The solution, in my opinion, is to find ways to increase the European Union budget. Eliminating the regional policy portfolio, the most tangible policy visible in the lives of every citizen and every locality in Europe, would be a big mistake.”

Dacian Ciolos, Renew Europe, Reper
Sursa foto: Ilona Andrei / G4Media

Dacian Cioloș, former European Commissioner for Agriculture and former leader of the Renew Europe group in the European Parliament, told G4Media that it is „an eternal discussion around the creation of the new multiannual EU budget, and now we are waiting for Ursula von der Leyen’s new political project.

The cohesion vs. PNRR subject has existed since the PNRR emerged when we realized that the debate on the EU’s loss of competitiveness against the US and China is real and needs a solution. At that time, EU leaders decided to ask Enrico Letta and Mario Draghi (highly respected global economists) for reports indicating the right development directions.
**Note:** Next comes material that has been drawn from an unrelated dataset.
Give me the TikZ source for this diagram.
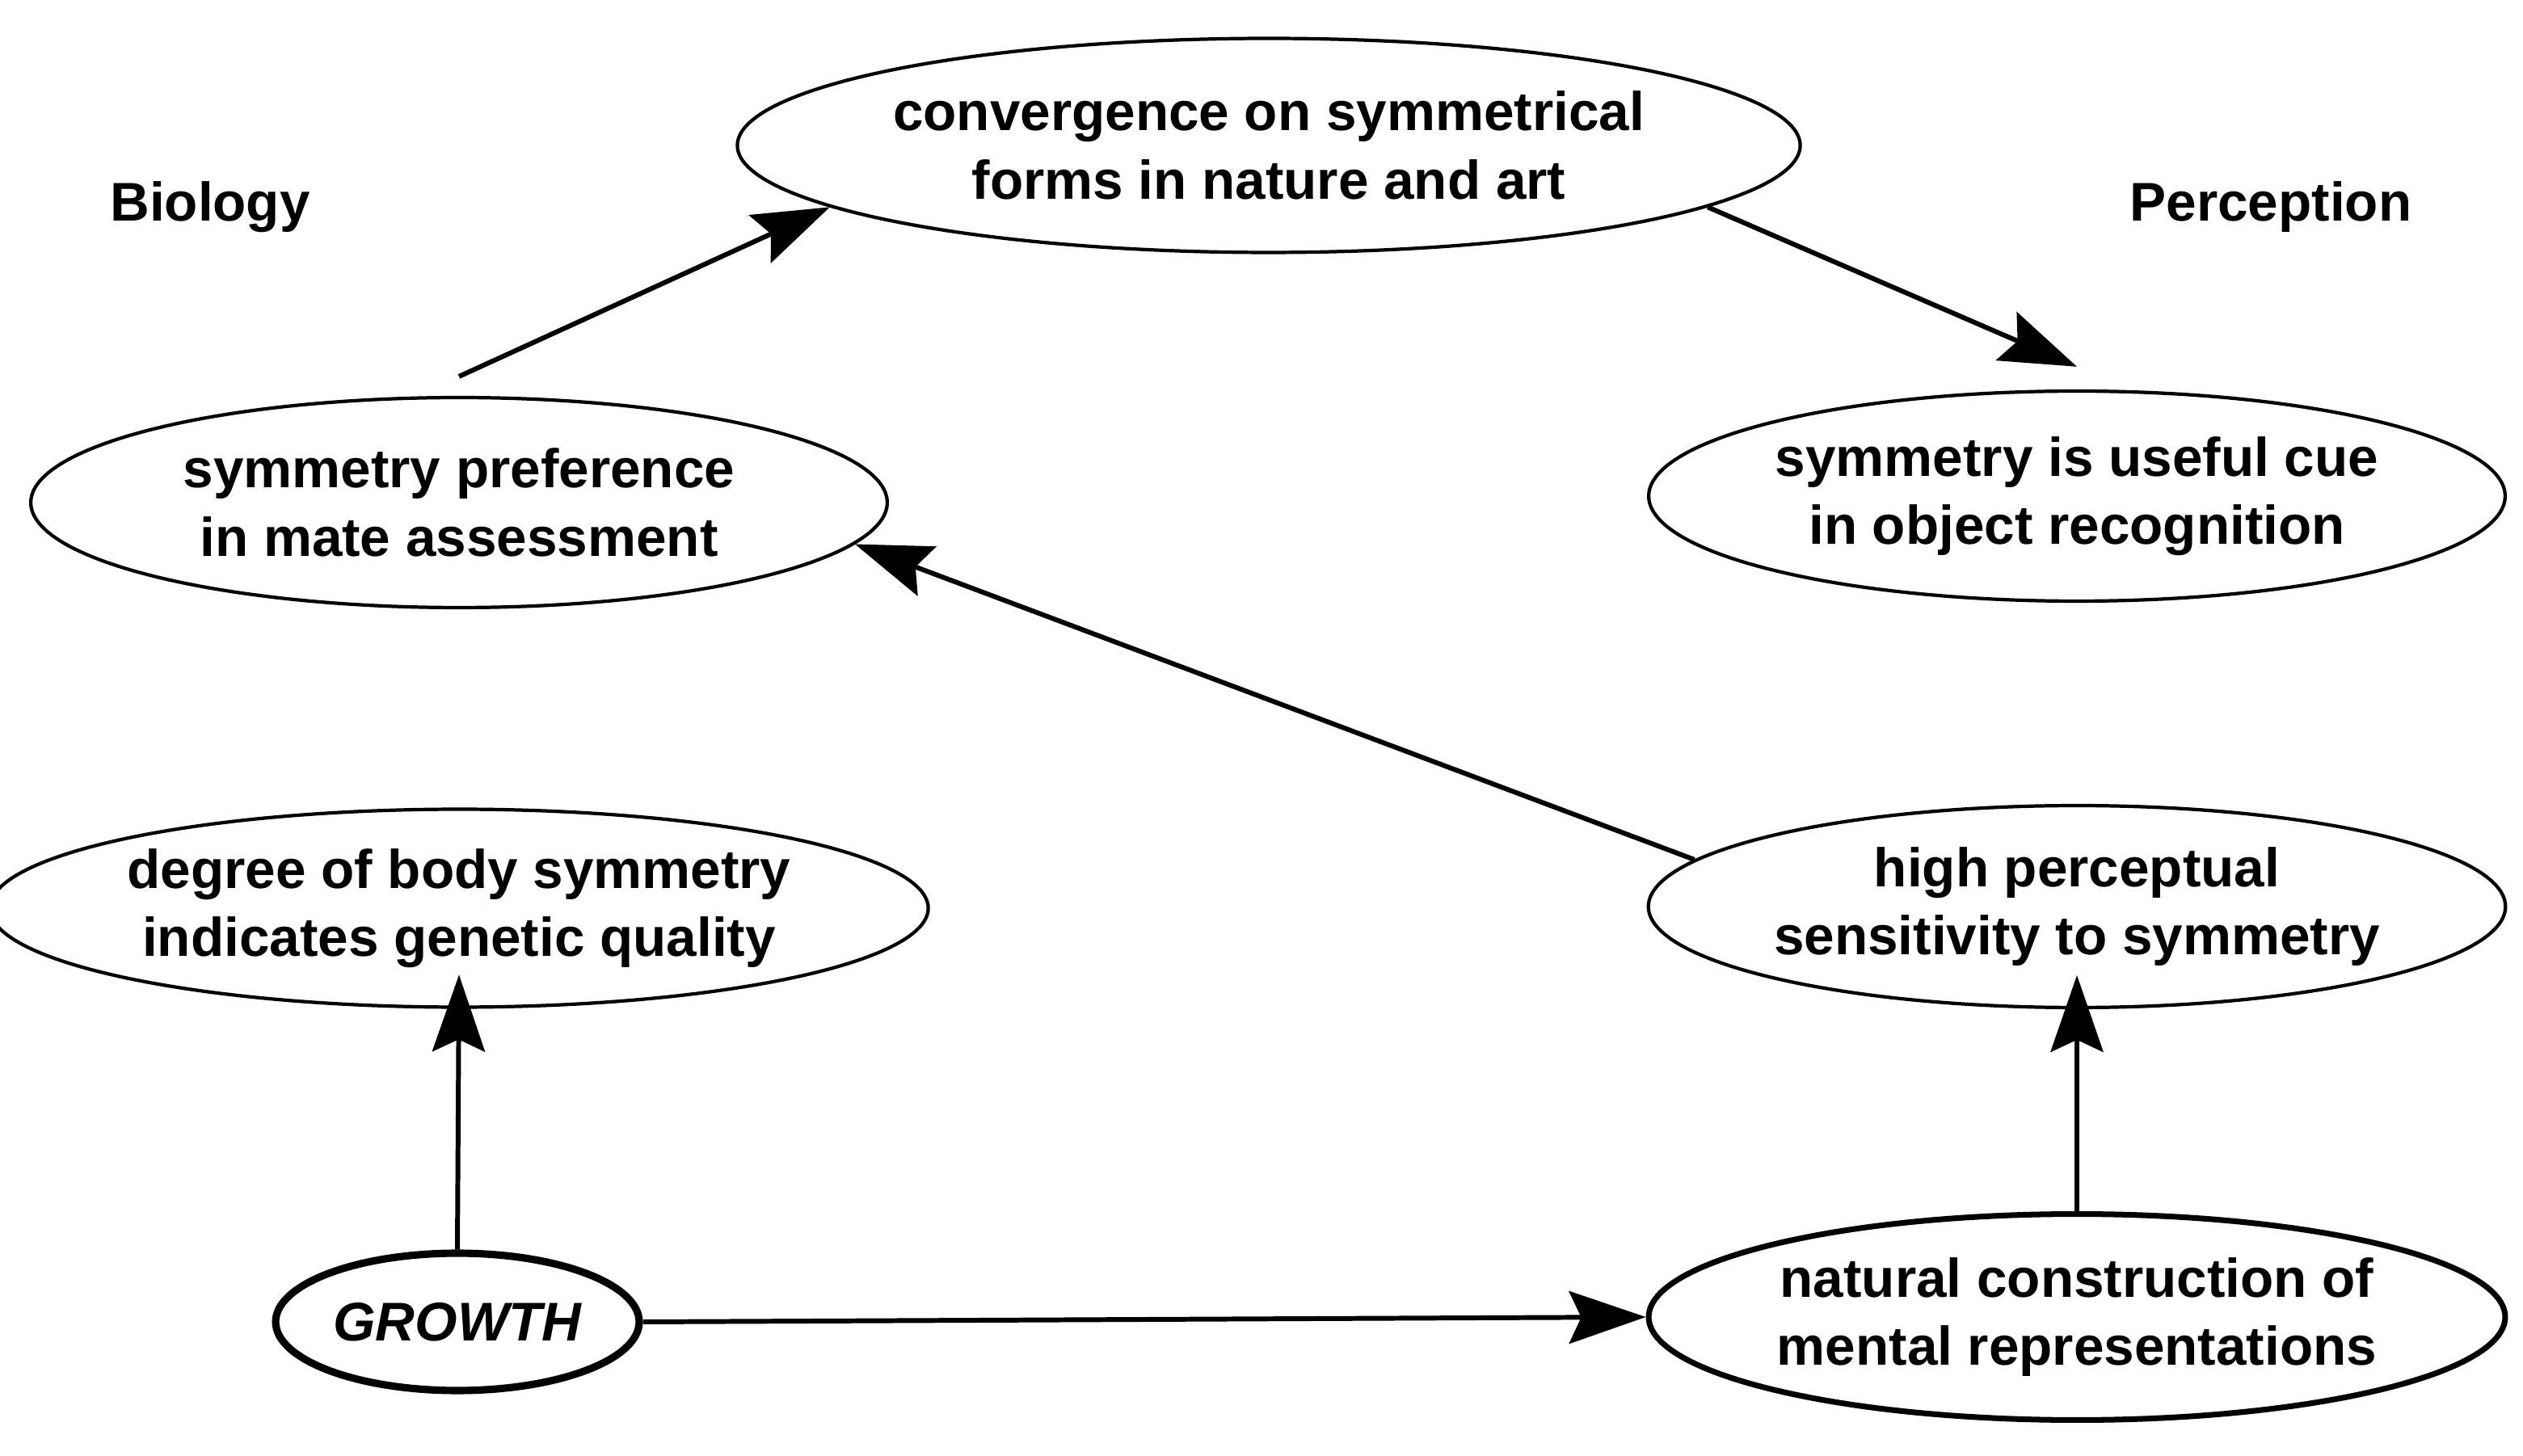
\documentclass[tikz,border=0pt]{standalone}
\usepackage{fontspec}
\setmainfont{Liberation Sans}
\usetikzlibrary{shapes.geometric,arrows.meta}
\begin{document}
\begin{tikzpicture}[x=0.02cm,y=-0.02cm,
    font=\fontsize{19.2}{24}\selectfont\bfseries]
    \tikzstyle{idea}=[draw=black,ellipse,line width=1.2pt,align=center,inner sep=0pt,minimum width=10.6cm,minimum height=2.6cm]
    \tikzstyle{fwd}=[draw=black,line width=1.7pt,-{Stealth[length=0.95cm,width=0.65cm,inset=0.15cm]}]
    \useasboundingbox (0,0) rectangle (1561,901);

    \node at (130,128) {Biology};
    \node at (1405,128) {Perception};

    \node[idea,minimum width=12cm,minimum height=2.65cm] (conv) at (785,90) {convergence on symmetrical\\forms in nature and art};
    \node[idea] (mate) at (284,311) {symmetry preference\\in mate assessment};
    \node[idea] (object) at (1285,307) {symmetry is useful cue\\in object recognition};
    \node[idea,minimum height=2.45cm] (genetic) at (284,562) {degree of body symmetry\\indicates genetic quality};
    \node[idea,minimum height=2.5cm] (sens) at (1285,561) {high perceptual\\sensitivity to symmetry};
    \node[idea,line width=2.6pt,minimum width=4.5cm,minimum height=1.7cm] (growth) at (283,818) {\itshape GROWTH};
    \node[idea,line width=2pt,minimum height=2.55cm] (natural) at (1285,815) {natural construction of\\mental representations};

    \draw[fwd] (mate.north) ++(0,-12) -- (conv.188);
    \draw[fwd] (conv.-8) -- ([yshift=8]object.north);
    \draw[fwd] (sens.173) -- (mate.-6);
    \draw[fwd] (growth.north) -- ([yshift=12]genetic.south);
    \draw[fwd] (growth.east) -- (natural.west);
    \draw[fwd] (natural.north) -- ([yshift=12]sens.south);
\end{tikzpicture}
\end{document}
Both reports show that the EU needs a lot of money to pump into the economy to strengthen the European market to withstand competition with the US and China.”

Cioloș explained that this is where the need for funds arose: „This is where the idea of abandoning cohesion funds is fueled because the net contributing countries to the EU budget say that PNRR-type funds are needed. The PNRR concept is top-down, establishing at the European level what is needed to reduce economic and fiscal disparities and to have economic resilience, and reforms mean consolidating and integrating member states’ economies. On the other hand, cohesion is a bottom-up approach, where priorities come from regions, which also want decision-making power.

„I do not expect the cohesion policy to disappear in the medium term. If Romania had done its job properly, it wouldn’t have a problem with this change. But Romania has an internal cohesion problem because it has not correctly implemented European funds. We are missing opportunities, we do not attract either cohesion funds or PNRR,” Cioloș concluded.